* BEGIN Data shown *

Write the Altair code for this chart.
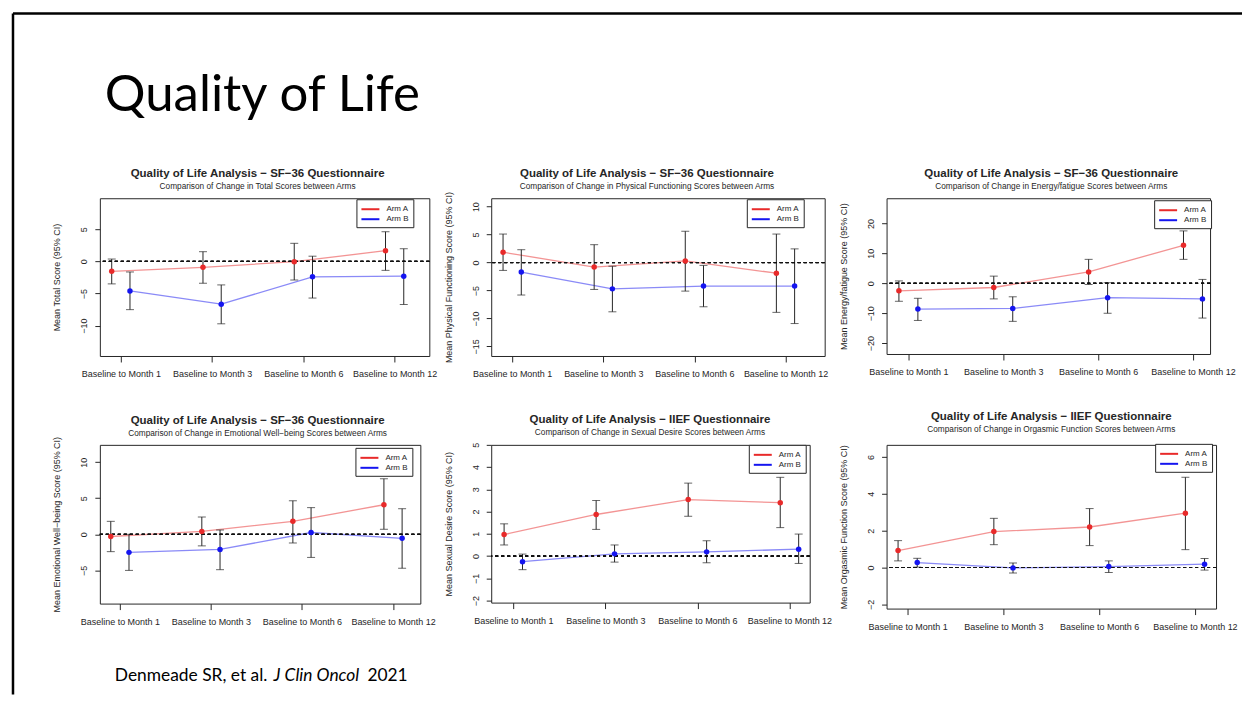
import json
import pandas as pd
import altair as alt

# ---------------- data ----------------
MONTHS = ["Baseline to Month 1", "Baseline to Month 3", "Baseline to Month 6", "Baseline to Month 12"]
ARMS = ["Arm A", "Arm B"]

SF36 = "Quality of Life Analysis \u2212 SF\u221236 Questionnaire"
IIEF = "Quality of Life Analysis \u2212 IIEF Questionnaire"

# Total score
TOT_A_MEAN = [-1.55, -0.93, -0.05, 1.65]
TOT_A_LO = [-3.5, -3.4, -2.9, -1.4]
TOT_A_HI = [0.36, 1.5, 2.8, 4.6]
TOT_B_MEAN = [-4.6, -6.65, -2.4, -2.3]
TOT_B_LO = [-7.5, -9.7, -5.7, -6.7]
TOT_B_HI = [-1.65, -3.66, 0.8, 1.96]

# Physical functioning
PHY_A_MEAN = [1.85, -0.8, 0.3, -1.9]
PHY_A_LO = [-1.4, -4.8, -5.1, -8.9]
PHY_A_HI = [5.1, 3.2, 5.6, 5.1]
PHY_B_MEAN = [-1.7, -4.7, -4.2, -4.2]
PHY_B_LO = [-5.8, -8.8, -7.9, -10.9]
PHY_B_HI = [2.3, -0.65, -0.5, 2.45]

# Energy / fatigue
ENE_A_MEAN = [-2.5, -1.4, 3.8, 12.7]
ENE_A_LO = [-6.0, -5.2, -0.4, 8.0]
ENE_A_HI = [0.8, 2.4, 8.0, 17.5]
ENE_B_MEAN = [-8.6, -8.4, -4.8, -5.2]
ENE_B_LO = [-12.4, -12.7, -10.0, -11.6]
ENE_B_HI = [-5.0, -4.5, 0.2, 1.3]

# Emotional well-being
EMO_A_MEAN = [-0.3, 0.4, 1.8, 4.1]
EMO_A_LO = [-2.4, -1.6, -1.2, 0.7]
EMO_A_HI = [1.8, 2.4, 4.65, 7.7]
EMO_B_MEAN = [-2.5, -2.1, 0.25, -0.55]
EMO_B_LO = [-5.0, -4.9, -3.2, -4.7]
EMO_B_HI = [0.0, 0.6, 3.7, 3.55]

# Sexual desire
SEX_A_MEAN = [0.97, 1.87, 2.54, 2.4]
SEX_A_LO = [0.5, 1.2, 1.79, 1.28]
SEX_A_HI = [1.45, 2.5, 3.28, 3.54]
SEX_B_MEAN = [-0.25, 0.1, 0.19, 0.31]
SEX_B_LO = [-0.61, -0.27, -0.3, -0.33]
SEX_B_HI = [0.09, 0.5, 0.69, 0.99]

# Orgasmic function
ORG_A_MEAN = [0.92, 1.95, 2.2, 2.95]
ORG_A_LO = [0.36, 1.24, 1.19, 0.97]
ORG_A_HI = [1.46, 2.67, 3.2, 4.9]
ORG_B_MEAN = [0.27, -0.02, 0.05, 0.18]
ORG_B_LO = [0.02, -0.3, -0.27, -0.14]
ORG_B_HI = [0.5, 0.25, 0.36, 0.49]

SLIDE_TITLE = "Quality of Life"
CITE_1 = "Denmeade SR, et al."
CITE_2 = "J Clin Oncol"
CITE_3 = "2021"

RED = "#e82a2a"
BLUE = "#1515f0"
INK = "#262626"
CHART_FONT = "Liberation Sans"
SLIDE_FONT = "Lato"


def make_df(am, alo, ahi, bm, blo, bhi):
    rows = []
    for arm, m, lo, hi in (("Arm A", am, alo, ahi), ("Arm B", bm, blo, bhi)):
        for i, month in enumerate(MONTHS):
            rows.append({"arm": arm, "month": month, "idx": i + 1,
                         "mean": m[i], "lo": lo[i], "hi": hi[i]})
    return pd.DataFrame(rows)


LABEL_EXPR = "[" + ",".join(json.dumps(m) for m in MONTHS) + "][datum.value - 1]"


def text_layer(txt, x, y, size, font=SLIDE_FONT, style="normal", weight="normal",
               align="left", baseline="alphabetic"):
    return alt.Chart(pd.DataFrame({"t": [txt]})).mark_text(
        align=align, baseline=baseline, font=font, fontSize=size,
        fontStyle=style, fontWeight=weight, color="black" if font == SLIDE_FONT else INK
    ).encode(x=alt.value(x), y=alt.value(y), text="t:N")


def panel(df, main, sub, ytitle, xdom, ydom, yticks, w, h, lx, ly, tx, ty, deco=()):
    xscale = alt.Scale(domain=xdom, nice=False, zero=False)
    yscale = alt.Scale(domain=ydom, nice=False, zero=False)
    xaxis = alt.Axis(values=[1, 2, 3, 4], labelExpr=LABEL_EXPR, title=None,
                     labelOverlap=False, labelFlush=False, tickSize=6, labelPadding=8)
    yaxis = alt.Axis(values=yticks, title=ytitle, labelAngle=-90, tickSize=5,
                     labelPadding=6, titlePadding=18, labelOverlap=False, labelFlush=False)
    X = alt.X("xp:Q", scale=xscale, axis=xaxis)
    color = alt.Color("arm:N", title=None,
                      scale=alt.Scale(domain=ARMS, range=[RED, BLUE]),
                      legend=alt.Legend(orient="none", legendX=lx, legendY=ly))
    base = alt.Chart(df).transform_calculate(
        xp="datum.idx + (datum.arm == 'Arm A' ? -0.1 : 0.1)")

    lines = base.mark_line(strokeWidth=1.3, opacity=0.5).encode(
        x=X, y=alt.Y("mean:Q", scale=yscale, axis=yaxis), color=color)
    bars = base.mark_rule(color=INK, strokeWidth=1).encode(
        x=X, y=alt.Y("lo:Q", scale=yscale, axis=yaxis), y2="hi:Q")
    cap_lo = base.mark_tick(orient="horizontal", size=8, thickness=1, color=INK).encode(
        x=X, y=alt.Y("lo:Q", scale=yscale, axis=yaxis))
    cap_hi = base.mark_tick(orient="horizontal", size=8, thickness=1, color=INK).encode(
        x=X, y=alt.Y("hi:Q", scale=yscale, axis=yaxis))
    zero = base.mark_rule(strokeDash=[3, 3], color="#111", strokeWidth=1).encode(
        y=alt.Y(datum=0, scale=yscale, axis=yaxis))
    points = base.mark_point(filled=True, size=30, opacity=1).encode(
        x=X, y=alt.Y("mean:Q", scale=yscale, axis=yaxis), color=color)
    t_main = text_layer(main, tx, ty, 11.5, CHART_FONT, weight="bold",
                        align="center", baseline="middle")
    t_sub = text_layer(sub, tx, ty + 13, 8.3, CHART_FONT,
                       align="center", baseline="middle")

    return alt.layer(lines, bars, cap_lo, cap_hi, zero, points, t_main, t_sub,
                     *deco).properties(width=w, height=h)


border = alt.Chart(pd.DataFrame({"k": [0]}))
deco = [
    border.mark_rule(color="black", strokeWidth=2.5).encode(
        x=alt.value(-87), x2=alt.value(1144), y=alt.value(-185), y2=alt.value(-185)),
    border.mark_rule(color="black", strokeWidth=2.5).encode(
        x=alt.value(-87), x2=alt.value(-87), y=alt.value(-185), y2=alt.value(497)),
    text_layer(SLIDE_TITLE, 5, -87, 51),
    text_layer(CITE_1, 15, 484, 17.4),
    text_layer(CITE_2, 174, 484, 17.4, style="italic"),
    text_layer(CITE_3, 268, 484, 17.4),
]

p1 = panel(make_df(TOT_A_MEAN, TOT_A_LO, TOT_A_HI, TOT_B_MEAN, TOT_B_LO, TOT_B_HI),
           SF36, "Comparison of Change in Total Scores between Arms",
           "Mean Total Score (95% CI)", [0.77, 4.38], [-14.7, 9.8], [-10, -5, 0, 5],
           330, 158, 257, 1, 158, -24, deco)
p2 = panel(make_df(PHY_A_MEAN, PHY_A_LO, PHY_A_HI, PHY_B_MEAN, PHY_B_LO, PHY_B_HI),
           SF36, "Comparison of Change in Physical Functioning Scores between Arms",
           "Mean Physical Functioning Score (95% CI)", [0.77, 4.43], [-16.7, 11.5],
           [-15, -10, -5, 0, 5, 10], 334, 158, 256, 1, 156, -24)
p3 = panel(make_df(ENE_A_MEAN, ENE_A_LO, ENE_A_HI, ENE_B_MEAN, ENE_B_LO, ENE_B_HI),
           SF36, "Comparison of Change in Energy/fatigue Scores between Arms",
           "Mean Energy/fatigue Score (95% CI)", [0.77, 4.18], [-23.6, 28.4],
           [-20, -10, 0, 10, 20], 324, 156, 268, 2, 165, -24)
p4 = panel(make_df(EMO_A_MEAN, EMO_A_LO, EMO_A_HI, EMO_B_MEAN, EMO_B_LO, EMO_B_HI),
           SF36, "Comparison of Change in Emotional Well\u2212being Scores between Arms",
           "Mean Emotional Well\u2212being Score (95% CI)", [0.78, 4.30], [-9.6, 12.4],
           [-5, 0, 5, 10], 321, 159, 256, 3, 158, -24)
p5 = panel(make_df(SEX_A_MEAN, SEX_A_LO, SEX_A_HI, SEX_B_MEAN, SEX_B_LO, SEX_B_HI),
           IIEF, "Comparison of Change in Sexual Desire Scores between Arms",
           "Mean Sexual Desire Score (95% CI)", [0.76, 4.22], [-2.09, 5.0],
           [-2, -1, 0, 1, 2, 3, 4, 5], 319, 158, 258, 0, 159, -25)
p6 = panel(make_df(ORG_A_MEAN, ORG_A_LO, ORG_A_HI, ORG_B_MEAN, ORG_B_LO, ORG_B_HI),
           IIEF, "Comparison of Change in Orgasmic Function Scores between Arms",
           "Mean Orgasmic Function Score (95% CI)", [0.78, 4.22], [-2.23, 6.66],
           [-2, 0, 2, 4, 6], 330, 164, 269, -1, 165, -28)

chart = alt.concat(p1, p2, p3, p4, p5, p6, columns=3,
                   spacing={"row": 89, "column": 62}, bounds="flush").resolve_scale(
    color="independent"
).properties(
    padding={"left": 3, "top": 3, "right": 0, "bottom": 0},
    background="white",
).configure_view(
    stroke=INK, strokeWidth=1
).configure_axis(
    grid=False, domain=False, labelFont=CHART_FONT, labelFontSize=9,
    labelColor=INK, titleFont=CHART_FONT, titleFontSize=9, titleFontWeight="normal",
    titleColor=INK, tickColor=INK, tickWidth=1
).configure_legend(
    strokeColor=INK, fillColor="white", padding=4, cornerRadius=0,
    labelFont=CHART_FONT, labelFontSize=8, labelColor=INK, labelOffset=10,
    symbolType="M-1.8,0H1.8", symbolStrokeWidth=2, symbolSize=100, symbolOpacity=1,
    symbolOffset=4, rowPadding=0
)

chart.save("out.html", embed_options={"renderer": "svg", "actions": False})
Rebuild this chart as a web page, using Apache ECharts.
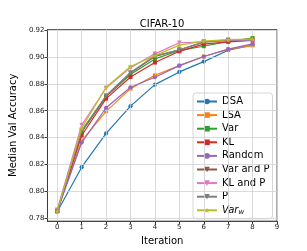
<!DOCTYPE html>
<html><head><meta charset="utf-8">
<script src="https://cdn.jsdelivr.net/npm/echarts@6/dist/echarts.min.js"></script>
<style>html,body{margin:0;padding:0;background:#fff}#c{width:307px;height:251px}</style>
</head><body><div id="c"></div>
<script>
const iterations = [0, 1, 2, 3, 4, 5, 6, 7, 8];
const xTicks = [0, 1, 2, 3, 4, 5, 6, 7, 8, 9];
const yTicks = [0.78, 0.80, 0.82, 0.84, 0.86, 0.88, 0.90, 0.92];
const seriesNames = ['DSA', 'LSA', 'Var', 'KL', 'Random', 'Var and P', 'KL and P', 'P', 'Var_w'];
const dsa    = [0.7845, 0.8178, 0.8430, 0.8634, 0.8795, 0.8890, 0.8967, 0.9052, 0.9090];
const lsa    = [0.7850, 0.8375, 0.8595, 0.8765, 0.8865, 0.8937, 0.9005, 0.9058, 0.9088];
const varS   = [0.7850, 0.8440, 0.8705, 0.8870, 0.8987, 0.9050, 0.9082, 0.9118, 0.9143];
const kl     = [0.7850, 0.8415, 0.8690, 0.8852, 0.8960, 0.9044, 0.9098, 0.9115, 0.9125];
const random = [0.7850, 0.8362, 0.8622, 0.8775, 0.8850, 0.8937, 0.9005, 0.9060, 0.9100];
const varP   = [0.7850, 0.8450, 0.8710, 0.8882, 0.9005, 0.9055, 0.9112, 0.9125, 0.9128];
const klP    = [0.7860, 0.8493, 0.8770, 0.8922, 0.9025, 0.9108, 0.9115, 0.9125, 0.9125];
const pS     = [0.7850, 0.8450, 0.8712, 0.8886, 0.9010, 0.9055, 0.9115, 0.9130, 0.9130];
const varW   = [0.7850, 0.8470, 0.8775, 0.8930, 0.9012, 0.9090, 0.9120, 0.9132, 0.9135];
const allData = [dsa, lsa, varS, kl, random, varP, klP, pS, varW];

const colors = ['#1f77b4','#ff7f0e','#2ca02c','#d62728','#9467bd','#8c564b','#e377c2','#7f7f7f','#bcbd22'];
const tri = 'path://M-5,-4 L5,-4 L0,5 Z';
const star = 'path://M0,-10 L2.35,-3.24 L9.51,-3.09 L3.8,1.24 L5.88,8.09 L0,4 L-5.88,8.09 L-3.8,1.24 L-9.51,-3.09 L-2.35,-3.24 Z';
const symbols = ['circle','rect','rect','rect','circle',tri,tri,tri,star];
const sizes = [4.2,4,4,4,4.2,4.6,4.6,4.6,5.2];

const series = [{
  type: 'line', data: [], z: 1, silent: true,
  markLine: {
    silent: true, symbol: ['none','none'], label: {show: false},
    lineStyle: {color: '#d0d0d0', width: 0.8, type: 'solid'},
    animation: false,
    data: xTicks.map(v => ({xAxis: v})).concat(yTicks.map(v => ({yAxis: v})))
  }
}];
seriesNames.forEach((n, i) => {
  series.push({
    name: n, type: 'line', z: 3 + i,
    data: iterations.map((x, j) => [x, allData[i][j]]),
    symbol: symbols[i], symbolSize: sizes[i], showSymbol: true,
    itemStyle: {color: colors[i]},
    lineStyle: {color: colors[i], width: 1.2},
    animation: false
  });
});

const chart = echarts.init(document.getElementById('c'), null, {renderer: 'canvas'});
chart.setOption({
  backgroundColor: '#fff',
  animation: false,
  title: {text: 'CIFAR-10', left: 157, textAlign: 'center', top: 14,
    textStyle: {fontFamily: 'DejaVu Sans', fontSize: 10, fontWeight: 'normal', color: '#000'}},
  grid: {left: 39, right: 30, top: 29.5, bottom: 27.7, show: true, borderColor: '#333', borderWidth: 0.8, backgroundColor: 'transparent'},
  xAxis: {
    type: 'value', min: -0.4, max: 9,
    name: 'Iteration', nameLocation: 'middle', nameGap: 12,
    nameTextStyle: {fontFamily: 'DejaVu Sans', fontSize: 10, color: '#000'},
    axisLine: {show: true, onZero: false, lineStyle: {color: '#333', width: 0.8}},
    axisTick: {show: true, length: 3, customValues: xTicks, lineStyle: {color: '#333'}},
    axisLabel: {customValues: xTicks, fontFamily: 'DejaVu Sans', fontSize: 7, color: '#222', margin: 3},
    splitLine: {show: false}
  },
  yAxis: {
    type: 'value', min: 0.7775, max: 0.9207,
    name: 'Median Val Accuracy', nameLocation: 'middle', nameGap: 22,
    nameTextStyle: {fontFamily: 'DejaVu Sans', fontSize: 10, color: '#000'},
    axisLine: {show: true, onZero: false, lineStyle: {color: '#333', width: 0.8}},
    axisTick: {show: true, length: 3, customValues: yTicks, lineStyle: {color: '#333'}},
    axisLabel: {customValues: yTicks, fontFamily: 'DejaVu Sans', fontSize: 7, color: '#222', margin: 3,
      formatter: v => v.toFixed(2)},
    splitLine: {show: false}
  },
  legend: {
    orient: 'vertical', left: 193, top: 93,
    data: seriesNames,
    backgroundColor: 'rgba(255,255,255,0.85)', borderColor: '#ccc', borderWidth: 0.8, borderRadius: 3,
    padding: [3, 3, 3, 3], itemWidth: 20, itemHeight: 7, itemGap: 2.6,
    formatter: n => n === 'Var_w' ? '{i|Var}{s|w}' : n,
    textStyle: {fontFamily: 'DejaVu Sans', fontSize: 10, color: '#000', lineHeight: 11,
      rich: {i: {fontFamily: 'DejaVu Sans', fontStyle: 'italic', fontSize: 10, color: '#000'},
             s: {fontFamily: 'DejaVu Sans', fontStyle: 'italic', fontSize: 7, color: '#000', verticalAlign: 'bottom', padding: [4,0,0,0]}}}
  },
  series: series
});
</script></body></html>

* END Data shown *

◆ Written request ◆
Repeat the records above exactly, from the first line through the line that contains "SEX_B_HI = [0.09, 0.5, 0.69, 0.99]", and leave out the pictures.

◆ Correct result ◆
Write the Altair code for this chart.
import json
import pandas as pd
import altair as alt

# ---------------- data ----------------
MONTHS = ["Baseline to Month 1", "Baseline to Month 3", "Baseline to Month 6", "Baseline to Month 12"]
ARMS = ["Arm A", "Arm B"]

SF36 = "Quality of Life Analysis \u2212 SF\u221236 Questionnaire"
IIEF = "Quality of Life Analysis \u2212 IIEF Questionnaire"

# Total score
TOT_A_MEAN = [-1.55, -0.93, -0.05, 1.65]
TOT_A_LO = [-3.5, -3.4, -2.9, -1.4]
TOT_A_HI = [0.36, 1.5, 2.8, 4.6]
TOT_B_MEAN = [-4.6, -6.65, -2.4, -2.3]
TOT_B_LO = [-7.5, -9.7, -5.7, -6.7]
TOT_B_HI = [-1.65, -3.66, 0.8, 1.96]

# Physical functioning
PHY_A_MEAN = [1.85, -0.8, 0.3, -1.9]
PHY_A_LO = [-1.4, -4.8, -5.1, -8.9]
PHY_A_HI = [5.1, 3.2, 5.6, 5.1]
PHY_B_MEAN = [-1.7, -4.7, -4.2, -4.2]
PHY_B_LO = [-5.8, -8.8, -7.9, -10.9]
PHY_B_HI = [2.3, -0.65, -0.5, 2.45]

# Energy / fatigue
ENE_A_MEAN = [-2.5, -1.4, 3.8, 12.7]
ENE_A_LO = [-6.0, -5.2, -0.4, 8.0]
ENE_A_HI = [0.8, 2.4, 8.0, 17.5]
ENE_B_MEAN = [-8.6, -8.4, -4.8, -5.2]
ENE_B_LO = [-12.4, -12.7, -10.0, -11.6]
ENE_B_HI = [-5.0, -4.5, 0.2, 1.3]

# Emotional well-being
EMO_A_MEAN = [-0.3, 0.4, 1.8, 4.1]
EMO_A_LO = [-2.4, -1.6, -1.2, 0.7]
EMO_A_HI = [1.8, 2.4, 4.65, 7.7]
EMO_B_MEAN = [-2.5, -2.1, 0.25, -0.55]
EMO_B_LO = [-5.0, -4.9, -3.2, -4.7]
EMO_B_HI = [0.0, 0.6, 3.7, 3.55]

# Sexual desire
SEX_A_MEAN = [0.97, 1.87, 2.54, 2.4]
SEX_A_LO = [0.5, 1.2, 1.79, 1.28]
SEX_A_HI = [1.45, 2.5, 3.28, 3.54]
SEX_B_MEAN = [-0.25, 0.1, 0.19, 0.31]
SEX_B_LO = [-0.61, -0.27, -0.3, -0.33]
SEX_B_HI = [0.09, 0.5, 0.69, 0.99]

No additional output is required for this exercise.